Meghakimi Orang Ke-Tiga Terlalu Kejam. Ketahui Dahulu Alasannya, Itu Lebih Bijak!


Sometimes, love come to right person on wrong time, and love come to wrong person on a right time. There is no choices, but just let your heart to decide it. And I decide to let my heart broken cause love him on wrong time


Siapa yang mau jika menjadi orang ketiga dalam sebuah hubungan percintaan? Terutama bagi seorang wanita. Tidak ada yang pernah mau menjadi orang ketiga. Pun sama denganku. Aku memegang prinsip utama untuk saling mencintai hanya dengan satu lawan jenis. Namun prinsipku goyah karena kehadirannya.

Semua ini bermula dari perbincangan ringan di Whatsapp yang kemudian berlanjut dalam perbincangan panjang membahas apapun. Mulai dari membahas pekerjaan, hobi, hingga akhirnya membahas tentang kehidupan keluarga masing-masing. Semuanya terasa nyaman dan begitu mengalir.

Kenyamanan itulah yang membuatku semakin tertarik pada dia. Sosok laki-laki bersahaja yang gigih dan selalu bersemangat. Sebenarnya sulit sekali membuatku jatuh hati pada seorang laki-laki. Tapi ternyata tidak berlaku pada laki-laki satu ini. Semua yang ada pada dirinya seolah sempurna dan sesuai dengan semua kriteria calon suamiku. Ah… cinta benar-benar membutakanku. Hingga akhirnya perbincangan kami pun semakin menunjukkan ketertarikan satu sama lain.
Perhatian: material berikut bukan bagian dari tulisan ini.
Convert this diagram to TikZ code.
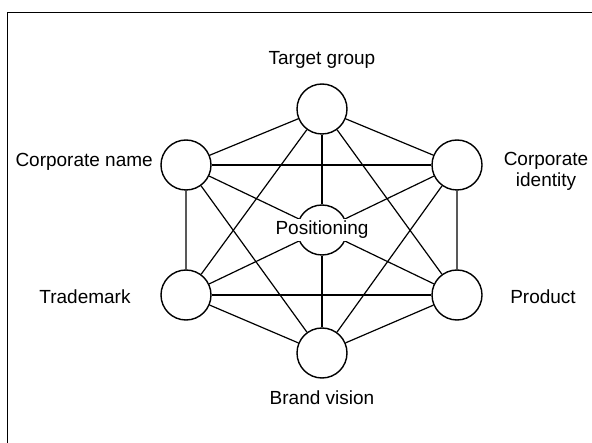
\documentclass[tikz,border=0pt]{standalone}
\usepackage{fontspec}
\setmainfont{Liberation Sans}
\tikzset{
	spot/.style={circle,draw,fill=white,line width=1.4,minimum size=50pt,inner sep=0pt},
	lbl/.style={font=\fontsize{19}{21}\selectfont,inner sep=0pt,align=center},
	link/.style={line width=1.2}
}
\begin{document}
\begin{tikzpicture}[x=1pt,y=1pt]
		\useasboundingbox (0,0) rectangle (592,442);
		\draw [line width=1.5] (7.5,-20) rectangle (620,429.5);
		\node[spot] (tg) at (322,333) {};
		\node[spot] (cn) at (186,277) {};
		\node[spot] (ci) at (457,277) {};
		\node[spot] (pos) at (322,212) {};
		\node[spot] (tm) at (186,147) {};
		\node[spot] (pr) at (457,147) {};
		\node[spot] (bv) at (322,89) {};
		% outer ring
		\draw [link] (tg) -- (ci) -- (pr) -- (bv) -- (tm) -- (cn) -- (tg);
		% chords
		\draw [link] (cn) -- (ci);
		\draw [link] (tm) -- (pr);
		\draw [link] (tg) -- (tm);
		\draw [link] (tg) -- (pr);
		\draw [link] (cn) -- (bv);
		\draw [link] (ci) -- (bv);
		% spokes to the centre
		\foreach \n in {tg,cn,ci,tm,pr,bv}
			\draw [link] (\n) -- (pos);
		\node[lbl,fill=white,inner sep=2pt] (postext) at (pos) {Positioning};
		\node[lbl] (tgtext) at (322,382) {Target group};
		\node[lbl,anchor=east] (cntext) at (153,280) {Corporate name};
		\node[lbl] (citext) at (546,271) {Corporate\\identity};
		\node[lbl] (tmtext) at (85,145) {Trademark};
		\node[lbl] (prtext) at (543,145) {Product};
		\node[lbl] (bvtext) at (322,44) {Brand vision};
	\end{tikzpicture}
\end{document}
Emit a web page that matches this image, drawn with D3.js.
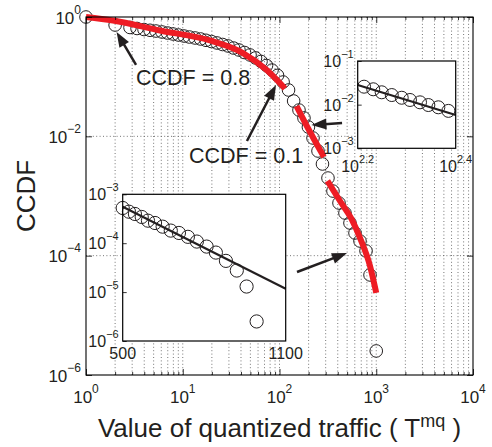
<!DOCTYPE html>
<html><head><meta charset="utf-8">
<script src="https://cdn.jsdelivr.net/npm/d3@7"></script>
<style>
body{margin:0;background:#fff}
text{font-family:"Liberation Sans",Arial,Helvetica,sans-serif;fill:#231f20}
</style>
</head><body>
<svg id="chart" width="492" height="447"></svg>
<script>
// ---------------- data ----------------
const circleX = [1,2,2.85,3.37,3.98,4.59,5.29,6.10,6.96,7.93,9.04,10.3,11.7,13.4,15.3,17.4,19.8,22.6,25.8,29.4,33.5,38.1,43.5,49.6,56.5,64.4,73.4,83.7,95.4,109,124,140,159,179,199,222,250,278,317,357,412,475,535,603,679,784,862,1000];
const circleY = [1,0.734,0.667,0.642,0.617,0.599,0.582,0.561,0.539,0.519,0.499,0.480,0.462,0.445,0.428,0.407,0.388,0.367,0.346,0.327,0.302,0.280,0.254,0.231,0.206,0.180,0.154,0.129,0.105,0.0814,0.0598,0.0391,0.0276,0.0203,0.0143,0.00938,0.00568,0.00344,0.0020,0.00121,7.63e-4,5.19e-4,3.53e-4,2.40e-4,1.76e-4,1.20e-4,4.75e-5,2.53e-6];

const fit1X = [1,1.9,5.82,19.1,41.9,73.8,114];
const fit1Y = [1,0.874,0.594,0.404,0.249,0.129,0.0633];
const fit2X = [150,207,288];
const fit2Y = [0.0322,0.0118,0.00451];
const fit3X = [313,422,555,679,862,1000];
const fit3Y = [0.00179,8.25e-4,4.12e-4,1.98e-4,6.7e-5,2.37e-5];

const inset1X = [163.3,170.5,177.4,186.0,194.9,202.6,212.4,220.9,231.5,242.7];
const inset1Y = [0.0258,0.0225,0.0192,0.0166,0.0144,0.0128,0.0113,0.0098,0.0087,0.0072];
const inset1LineX = [158.5,251.2];
const inset1LineY = [0.0282,0.0058];

const inset2X = [500,523,545,570,593,619,647,677,707,740,773,809,843,880,920,956,993];
const inset2Y = [5.25e-4,4.41e-4,3.96e-4,3.44e-4,2.89e-4,2.59e-4,2.18e-4,1.81e-4,1.62e-4,1.35e-4,1.08e-4,8.53e-5,6.43e-5,4.35e-5,2.76e-5,1.30e-5,2.51e-6];
const inset2LineX = [500,1100];
const inset2LineY = [5.58e-4,1.17e-5];

const xTickExps = [0,1,2,3,4];
const yTickExps = [0,-2,-4,-6];
const inset1XExps = ["2.2","2.4"];
const inset1YExps = [-1,-2,-3];
const inset2XTicks = [500,1100];
const inset2YExps = [-3,-4,-5,-6];

const annoTexts = ["CCDF = 0.8","CCDF = 0.1"];
const annoTextAt = [[3.29,0.0725],[11.6,0.00357]];
// arrows: [tailX, tailY, tipX, tipY] in data units
const arrows = [[3.29,0.157,2.07,0.561],[46.1,0.00835,92.0,0.0725],[443,0.01674,214,0.0155],[151.7,5.33e-5,498.6,1.11e-4]];

const xLabel = "Value of quantized traffic ( T";
const xLabelSup = "mq";
const yLabel = "CCDF";

// ---------------- drawing ----------------
const svg = d3.select("#chart");
const ink = "#231f20";
const M = {left:86, right:473, top:17, bottom:375};
const x = d3.scaleLog().domain([1,1e4]).range([M.left,M.right]);
const y = d3.scaleLog().domain([1e-6,1]).range([M.bottom,M.top]);
const isMajor = v => Math.abs(Math.log10(v) - Math.round(Math.log10(v))) < 1e-9;

// grid
const gGrid = svg.append("g").attr("stroke","#666").attr("stroke-width",0.9).attr("stroke-dasharray","1,2.4");
gGrid.selectAll("line.v").data(x.ticks().filter(v => v>1 && v<1e4)).join("line")
  .attr("x1",d=>x(d)).attr("x2",d=>x(d)).attr("y1",M.top).attr("y2",M.bottom);
gGrid.selectAll("line.h").data(yTickExps.map(e=>10**e).filter(v=>v<1 && v>1e-6)).join("line")
  .attr("y1",d=>y(d)).attr("y2",d=>y(d)).attr("x1",M.left).attr("x2",M.right);

// circles
const pts = circleX.map((v,i)=>[v,circleY[i]]);
svg.append("g").selectAll("circle").data(pts).join("circle")
  .attr("cx",d=>x(d[0])).attr("cy",d=>y(d[1])).attr("r",6.3)
  .attr("fill","none").attr("stroke",ink).attr("stroke-width",1);

// red fit segments
const lineGen = d3.line().x(d=>x(d[0])).y(d=>y(d[1])).curve(d3.curveMonotoneX);
[[fit1X,fit1Y],[fit2X,fit2Y],[fit3X,fit3Y]].forEach(([fx,fy])=>{
  svg.append("path").attr("d",lineGen(fx.map((v,i)=>[v,fy[i]])))
    .attr("fill","none").attr("stroke","#ee1c24").attr("stroke-width",6);
});

// axes (ticks inward)
function styleAxis(g){ g.select(".domain").remove(); g.selectAll(".tick line").attr("stroke","#000").attr("stroke-width",0.8); }
const xMajor = xTickExps.map(e=>10**e);
const xMinor = x.ticks().filter(v=>!isMajor(v));
const yMajor = yTickExps.map(e=>10**e);
svg.append("g").attr("transform",`translate(0,${M.bottom})`).call(d3.axisBottom(x).tickValues(xMinor).tickSize(-3).tickFormat("")).call(styleAxis);
svg.append("g").attr("transform",`translate(0,${M.bottom})`).call(d3.axisBottom(x).tickValues(xMajor).tickSize(-6).tickFormat("")).call(styleAxis);
svg.append("g").attr("transform",`translate(0,${M.top})`).call(d3.axisTop(x).tickValues(xMinor).tickSize(-3).tickFormat("")).call(styleAxis);
svg.append("g").attr("transform",`translate(0,${M.top})`).call(d3.axisTop(x).tickValues(xMajor).tickSize(-6).tickFormat("")).call(styleAxis);
svg.append("g").attr("transform",`translate(${M.left},0)`).call(d3.axisLeft(y).tickValues(yMajor).tickSize(-6).tickFormat("")).call(styleAxis);
svg.append("g").attr("transform",`translate(${M.right},0)`).call(d3.axisRight(y).tickValues(yMajor).tickSize(-6).tickFormat("")).call(styleAxis);
svg.append("rect").attr("x",M.left).attr("y",M.top).attr("width",M.right-M.left).attr("height",M.bottom-M.top)
  .attr("fill","none").attr("stroke","#000").attr("stroke-width",1.1);

function powLabel(px,py,base,exp,anchor,fs,sfs,dy){
  const t = svg.append("text").attr("x",px).attr("y",py).attr("text-anchor",anchor).attr("font-size",fs);
  t.append("tspan").text(base);
  t.append("tspan").attr("dy",-dy).attr("font-size",sfs).text(exp);
  return t;
}
const fmtExp = e => (typeof e === "number" && e<0) ? "\u2212"+Math.abs(e) : String(e);
xTickExps.forEach(e=>powLabel(x(10**e),403,"10",fmtExp(e),"middle",17,12,10));
yTickExps.forEach(e=>powLabel(81,y(10**e)+6.5,"10",fmtExp(e),"end",17,12,10));

// axis titles
const xt = svg.append("text").attr("x",(M.left+M.right)/2).attr("y",437).attr("text-anchor","middle").attr("font-size",26);
xt.append("tspan").text(xLabel);
xt.append("tspan").attr("dy",-10).attr("font-size",18).text(xLabelSup);
xt.append("tspan").attr("dy",10).text(" )");
svg.append("text").attr("transform",`translate(35,${(M.top+M.bottom)/2}) rotate(-90)`).attr("text-anchor","middle").attr("font-size",26).text(yLabel);

// ---------------- inset 1 ----------------
const i1 = {l:357.7,r:455.7,t:61,b:148.3};
const x1 = d3.scaleLog().domain([10**2.2,10**2.4]).range([i1.l,i1.r]);
const y1 = d3.scaleLog().domain([1e-3,1e-1]).range([i1.b,i1.t]);
svg.append("rect").attr("x",i1.l).attr("y",i1.t).attr("width",i1.r-i1.l).attr("height",i1.b-i1.t).attr("fill","#fff");
svg.append("g").selectAll("circle").data(inset1X.map((v,i)=>[v,inset1Y[i]])).join("circle")
  .attr("cx",d=>x1(d[0])).attr("cy",d=>y1(d[1])).attr("r",6.5).attr("fill","none").attr("stroke",ink).attr("stroke-width",1);
svg.append("path").attr("d",d3.line().x(d=>x1(d[0])).y(d=>y1(d[1]))(inset1LineX.map((v,i)=>[v,inset1LineY[i]])))
  .attr("stroke",ink).attr("stroke-width",2.2).attr("fill","none");
svg.append("g").attr("transform",`translate(${i1.l},0)`).call(d3.axisLeft(y1).tickValues(inset1YExps.map(e=>10**e)).tickSize(-4).tickFormat("")).call(styleAxis);
svg.append("rect").attr("x",i1.l).attr("y",i1.t).attr("width",i1.r-i1.l).attr("height",i1.b-i1.t).attr("fill","none").attr("stroke","#000").attr("stroke-width",1.2);
inset1YExps.forEach(e=>powLabel(i1.l-4,y1(10**e)+6,"10",fmtExp(e),"end",16,11,9));
inset1XExps.forEach(e=>powLabel(x1(10**(+e)),171.5,"10",e,"middle",16,11,9));

// ---------------- inset 2 ----------------
const i2 = {l:122.7,r:285.7,t:194.3,b:341};
const x2 = d3.scaleLinear().domain([500,1100]).range([i2.l,i2.r]);
const y2 = d3.scaleLog().domain([1e-6,1e-3]).range([i2.b,i2.t]);
svg.append("rect").attr("x",i2.l).attr("y",i2.t).attr("width",i2.r-i2.l).attr("height",i2.b-i2.t).attr("fill","#fff");
svg.append("g").selectAll("circle").data(inset2X.map((v,i)=>[v,inset2Y[i]])).join("circle")
  .attr("cx",d=>x2(d[0])).attr("cy",d=>y2(d[1])).attr("r",6.6).attr("fill","none").attr("stroke",ink).attr("stroke-width",1);
svg.append("path").attr("d",d3.line().x(d=>x2(d[0])).y(d=>y2(d[1]))(inset2LineX.map((v,i)=>[v,inset2LineY[i]])))
  .attr("stroke",ink).attr("stroke-width",2.2).attr("fill","none");
svg.append("g").attr("transform",`translate(${i2.l},0)`).call(d3.axisLeft(y2).tickValues(inset2YExps.map(e=>10**e)).tickSize(-4).tickFormat("")).call(styleAxis);
svg.append("rect").attr("x",i2.l).attr("y",i2.t).attr("width",i2.r-i2.l).attr("height",i2.b-i2.t).attr("fill","none").attr("stroke","#000").attr("stroke-width",1.2);
inset2YExps.forEach(e=>powLabel(i2.l-4,y2(10**e)+6,"10",fmtExp(e),"end",16,11,9));
inset2XTicks.forEach(v=>svg.append("text").attr("x",x2(v)).attr("y",359).attr("text-anchor","middle").attr("font-size",16).text(v));

// ---------------- annotations ----------------
annoTexts.forEach((s,i)=>svg.append("text").attr("x",x(annoTextAt[i][0])).attr("y",y(annoTextAt[i][1])).attr("font-size",21.5).text(s));
arrows.forEach(a=>{
  const x0=x(a[0]), y0=y(a[1]), xe=x(a[2]), ye=y(a[3]);
  const ang = Math.atan2(ye-y0,xe-x0), L=15, Wd=5.5;
  const bx = xe-L*Math.cos(ang), by = ye-L*Math.sin(ang);
  svg.append("line").attr("x1",x0).attr("y1",y0).attr("x2",bx+2*Math.cos(ang)).attr("y2",by+2*Math.sin(ang)).attr("stroke",ink).attr("stroke-width",2.5);
  svg.append("path").attr("d",`M${xe},${ye}L${bx+Wd*Math.sin(ang)},${by-Wd*Math.cos(ang)}L${bx-Wd*Math.sin(ang)},${by+Wd*Math.cos(ang)}Z`).attr("fill",ink);
});
</script>
</body></html>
Aku tidak mungkin merespon terlalu jauh jika dia tidak menunjukkan kode dan respon yang sama. Berulang kali aku hanya menunjukkan respon seadanya bahwa aku menyukainya. Namun ternyata, dia menunjukkan respon lebih. Aku semakin bingung dibuatnya. Hari-hariku dibuatnya berwarna dan penuh senyuman. Oh Tuhan, benarkah ini namanya jatuh cinta?

Hingga suatu malam, dalam perbincangan ringan saat dia sedang tugas di lapangan, Aku memberanikan diri untuk bilang bahwa aku menyukai dan sayang padanya. Entah darimana kekuatan itu terkumpul. Tapi pada prinsipnya aku hanya ingin mengungkapkan perasaanku saja. Hanya sebatas agar dia tahu. Karena sebenarnya dalam posisi saat itu, Aku sudah mengetahui bahwa dia sedang menjalin hubungan dengan wanita lain yang saat ini tengah menjadi pacarnya. Tapi terserah dia pikirku, aku hanya ingin mengungkapkan saja. Begitulah, hingga akhirnya kalimat : "Aku sayang kamu" pun terucap dari bibir mungilku.

Dia kaget. Aku pun kaget. Dalam percakapan itu pun aku bilang bahwa ini hanya perasaanku saja. Tujuanku hanya untuk kamu tahu. Dan Aku pun sadar posisimu sekarang. Jadi terserah kamu. Akan tetapi ternyata respon dia diluar dugaanku. Dia pun mengatakan bahwa perasaan yang sama juga dia rasakan saat ini. Dia juga ingin menyayangiku, sama seperti aku menyayanginya. Namun dia sadar dengan posisinya saat ini. Sehingga konsekuensinya adalah apakah aku mau menjalin hubungan dengannya dalam posisi dia saat ini? Singkatnya apakah aku mau menjadi selingkuhannya?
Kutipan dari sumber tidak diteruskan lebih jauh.